Hay una larga discusión sobre los cambios en la ciudad, no sólo en América Latina: una cierta idea de globalización hizo creer que las relaciones virtuales, posibilitadas por las nuevas tecnologías, habían dejado obsoletas las relaciones cara a cara que singulariza la vida urbana. Entre nosotros, la idea de ciudad mediática parece desplazar la de «ciudad letrada», esa fórmula tan luminosa con que Ángel Rama caracterizó las ciudades latinoamericanas.
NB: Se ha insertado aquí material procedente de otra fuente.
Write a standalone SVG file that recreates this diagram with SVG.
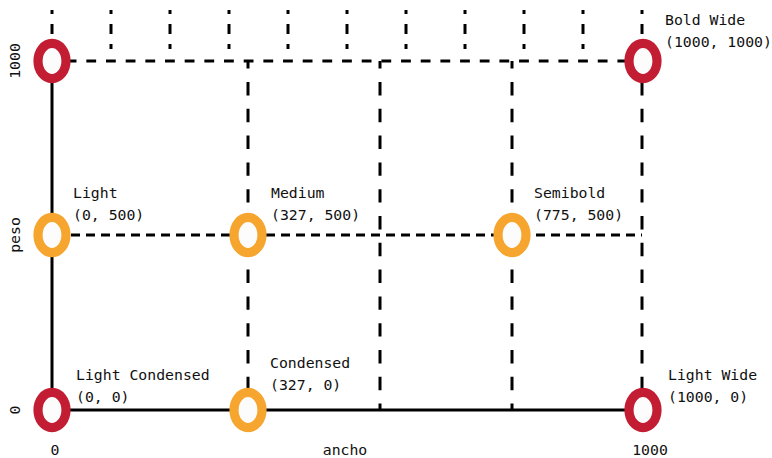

Pero cada uno de esos procesos, lejos de quitar protagonismo a la ciudad, se contaminan con ella, generan nuevos roles, en los que la arena pública de la ciudad se demuestra -al menos por ahora- insustituible en su capacidad de producir la sociedad y crear cultura. No cabe duda de que las ciudades sudamericanas son -y han sido históricamente- sede del poder económico, político y muy especialmente simbólico, así como de las tremendas desigualdades que caracterizan nuestro continente; pero son también el territorio cultural y político en que se construyen día a día múltiples formas de resistencia y se elaboran proyectos de cambio, que con su irreductible conflictividad, contribuyen con la principal función que la ciudad no resigna: la de espacio público. Que no es el mero espacio abierto de la ciudad (calles, plazas), sino el producto de la colisión, fugaz e inestable, entre forma urbana y política, por medio de la cual la sociedad redefine cada vez su idea de ciudadanía.

Biografía

Adrián Gorelik nació en Mercedes en 1957. Arquitecto y doctor en Historia (ambos títulos por la UBA), es investigador del Conicet y director del Centro de Historia Intelectual de la Universidad Nacional de Quilmes. Entre otros libros, escribió La grilla y el parque (1998) y Miradas sobre Buenos Aires (2005).LA FOTO. «Es un grabado del puente de La Boca, de 1990, de Félix Rodríguez, un artista que construyó un poderoso imaginario sobre la ciudad, que ha enriquecido mi forma de mirarla y recorrerla», dice Gorelik sobre su objeto elegido.

Por qué lo entrevistamos

Porque su perspectiva original sobre los fenómenos urbanos acaba de actualizarse en un nuevo libro.